Mi capita spesso di sentire dire che l’intelligenza artificiale sostituirà chi fa comunicazione. Ma la verità è più scomoda – e anche più interessante. L’AI sostituirà chi fa comunicazione solo se continuiamo a farla come l’abbiamo sempre fatta, appoggiandoci su modelli, KPI e metriche che appartengono a un altro tempo. Se accettiamo di restare lì, fermi, a raccontare senza leggere, a produrre contenuti senza capirne l’effetto, allora sì: verremo superati. E non sarà colpa della tecnologia.
Oggi, chi comunica ha in mano una leva potente. Ma solo se ha il coraggio di usarla in modo nuovo. La tecnologia non ci toglie spazio: ce lo restituisce. Ci offre la possibilità di essere davvero data-driven, non nel senso sterile del “misurare i risultati”, ma nel senso vivo del decidere con consapevolezza. Prima, durante, dopo. Ci permette di capire chi ascolta, cosa attiva attenzione, dove un messaggio genera fiducia, quando una parola diventa un comportamento.

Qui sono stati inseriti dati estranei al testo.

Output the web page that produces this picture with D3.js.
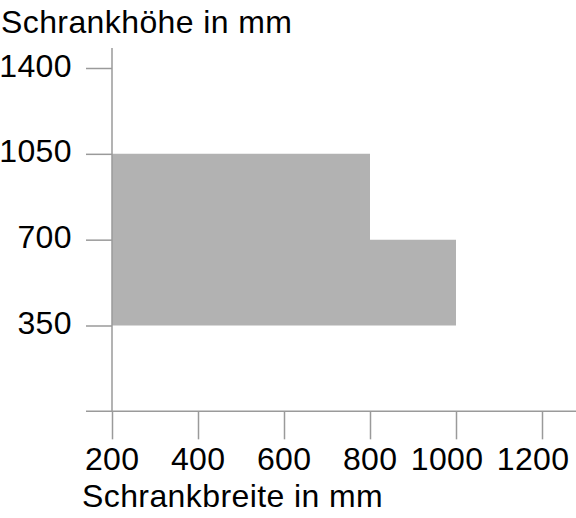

La responsabilità delle scelte
In un mondo dove ogni funzione aziendale è chiamata a portare numeri, insight, ritorni misurabili, la comunicazione può scegliere se restare legata all’intuito e alla creatività non filtrata, oppure se trasformarsi in qualcosa di più: un sistema di intelligenza relazionale, capace di leggere segnali deboli, intercettare pattern, generare insight che pesano anche nei comitati dove si decide davvero.
Questo non vuol dire diventare analisti o data scientist. Vuol dire prendersi la responsabilità di scegliere cosa conta. Vuol dire guardare le metriche con spirito critico, sapere cosa va misurato e perché. Perché non tutte le visualizzazioni valgono uguale. Non tutti i contenuti generano valore. E non tutti gli impatti sono visibili a colpo d’occhio.
Penso spesso a cosa potrebbe fare oggi una funzione comunicazione con i dati giusti. Potrebbe individuare dove un messaggio viene frainteso e intervenire prima che la distorsione diventi crisi. Potrebbe leggere i trend interni che anticipano un calo di fiducia, o un’opportunità di crescita. Potrebbe collegare contenuti e comportamenti, e sapere – con dati alla mano – quali parole attivano un clic, una candidatura, un cambiamento.

Il contenuto e le priorità di business
Ma il punto non è più contare quanti post facciamo. È collegare ogni contenuto a una priorità di business. È poter dire: questa comunicazione ha accelerato l’adozione di un nuovo processo. Questa narrativa ha rafforzato la fiducia in un momento critico. Questo contenuto ha supportato un posizionamento chiave su un nuovo mercato. È lì che si misura il valore. Non nel “dopo”, ma nel “durante”.
Questa discussione non è nuova, è vero. Ma oggi, per la prima volta, abbiamo gli strumenti per rispondere alla domanda più importante: quale comunicazione genera, facilita o accelera una priorità strategica? I dati ci permettono di rispondere in modo oggettivo. Di trasformare la comunicazione da costo percepito a investimento tracciabile.
Bisogna costruire un sistema
Certo, non si tratta di like, reach o open rate. Non più. Si tratta di costruire un sistema che leghi contenuti a comportamenti, narrazione a fiducia, parole a decisioni. Un sistema capace di rispondere a domande nuove: questa comunicazione ha ridotto il tempo di adozione di un processo interno? Ha aiutato un cliente a capire meglio il nostro valore? Ha fatto crescere l’adesione a una trasformazione culturale?
In Accenture, ci stiamo muovendo proprio in questa direzione. Costruiamo la misurazione attorno a queste domande. Perché se non colleghi la comunicazione alle priorità del business, non stai comunicando davvero. Stai solo decorando la superficie.
Il coraggio di cambiare
E per farlo, serve anche qualcosa che non si misura: il coraggio. Il coraggio di cambiare approccio. Di uscire dalla comfort zone delle “belle parole”. Oggi, chi comunica non può limitarsi a scrivere bene o presentare con efficacia. Deve saper ascoltare i segnali, leggere i dati, interpretarli, usarli. Non per diventare tecnico. Ma per restare rilevante.
Una comunicazione capace di fare questo — di raccogliere dati, leggerli, parlare il linguaggio dell’azienda e generare impatto — non è un’utopia. È il prossimo standard. Ci arriveremo, ma solo se accettiamo una sfida culturale prima ancora che tecnologica. E se iniziamo a trattare la comunicazione per ciò che davvero è: una leva strategica. Non per raccontare cosa è successo. Ma per contribuire a farlo succedere.